Então vale o questionamento sobre continuarmos buscando, lendo ou seguindo tantas mensagens taxativas, tantas lições empoladas, tantos lemas tantas vezes repetidos e tantas mensagens cifradas em lugar de deixar que as reticências nos levem às nossas próprias…
Vale também falar sobre a nossa ansiedade em seguir tantas frases feitas, lemas antigos e frases em lápides famosas, quando as reticências podem nos trazer novos conceitos…
E quem sabe tudo isso não seja um convite a deixarmos de lado inúmeras citações, verdades antigas ou de vivermos apenas na onda repetitiva do que já foi dito, escrito ou expressado…
E não poderia deixar de aproveitar os questionamentos para falar do conceito da tecnologia nos adiantar tantos hábitos, costumes e caminhos ao trazer com a ciência dos dados tantas informações que nos antecipam tudo aquilo que podemos fazer em benefício de um negócio, e, principalmente, do nosso público-alvo.
Dentro deste processo incrível e grande auxiliar às estratégias, cabe também a questão sobre isso ser um ponto final ou exclamação que resolve todos os nossos problemas ou se ainda cabem reticências?
Já que trago de novo a provocação, questionando se surpreendemos uma pessoa ao mostrar para ela que já sabemos o que ela quer ou propondo algo diferente que nem ela sabia que queria? Será que essa necessidade de prever tudo e ser definitivo, não pode estar evitando que possamos usar uma criatividade leve, instintiva e natural, quase orgânica e que sempre residiu na reticência das coisas, dos problemas, da busca de soluções e no insight legítimo que parece que vem do nada, da pura inspiração, da intuição ou de um feeling – mas que, ainda assim, é um caminho possível para quem foge do commodity e busca ser diferente de todo o resto?

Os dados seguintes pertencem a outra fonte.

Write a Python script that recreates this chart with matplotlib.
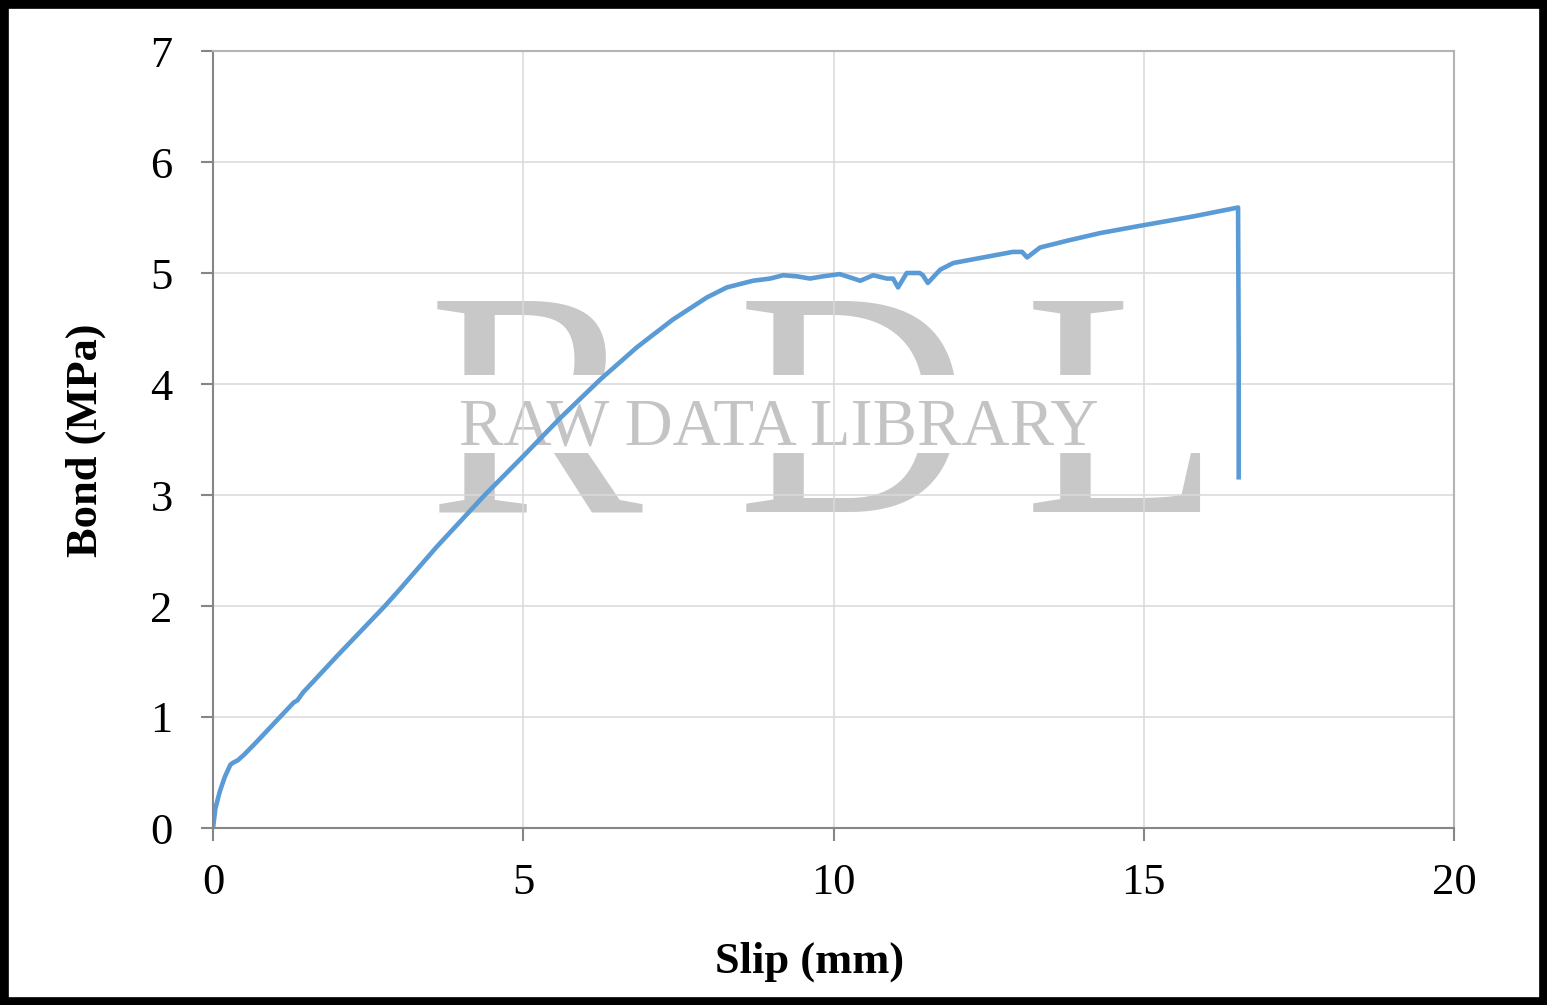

Que tal então nos darmos o direito à liberdade de sermos reticências na nossa própria vida, procurando nos manter abertos à próxima frase, à próxima conclusão, à próxima ideia, solução ou, principalmente, ao próximo verbo.
Vamos ser livres…
Vamos ser menos literais…
Vamos nos abrir para o novo…
Vamos procurar menos respostas prontas…
Vamos apenas trazer e usar mais reticências…
Afinal, hoje a gente vê como a vida passa rápido, então, não desperdice seu tempo em questionamentos, dúvidas ou sendo cruel e crítico com você mesmo…
Faça valer cada instante. Isso sim é viver plenamente…
… e com todas as reticências.
Obs.: Para este texto foram usadas definições extraídas dos sites “Origem da palavra”, “Wikipedia” e“ dicio.com”.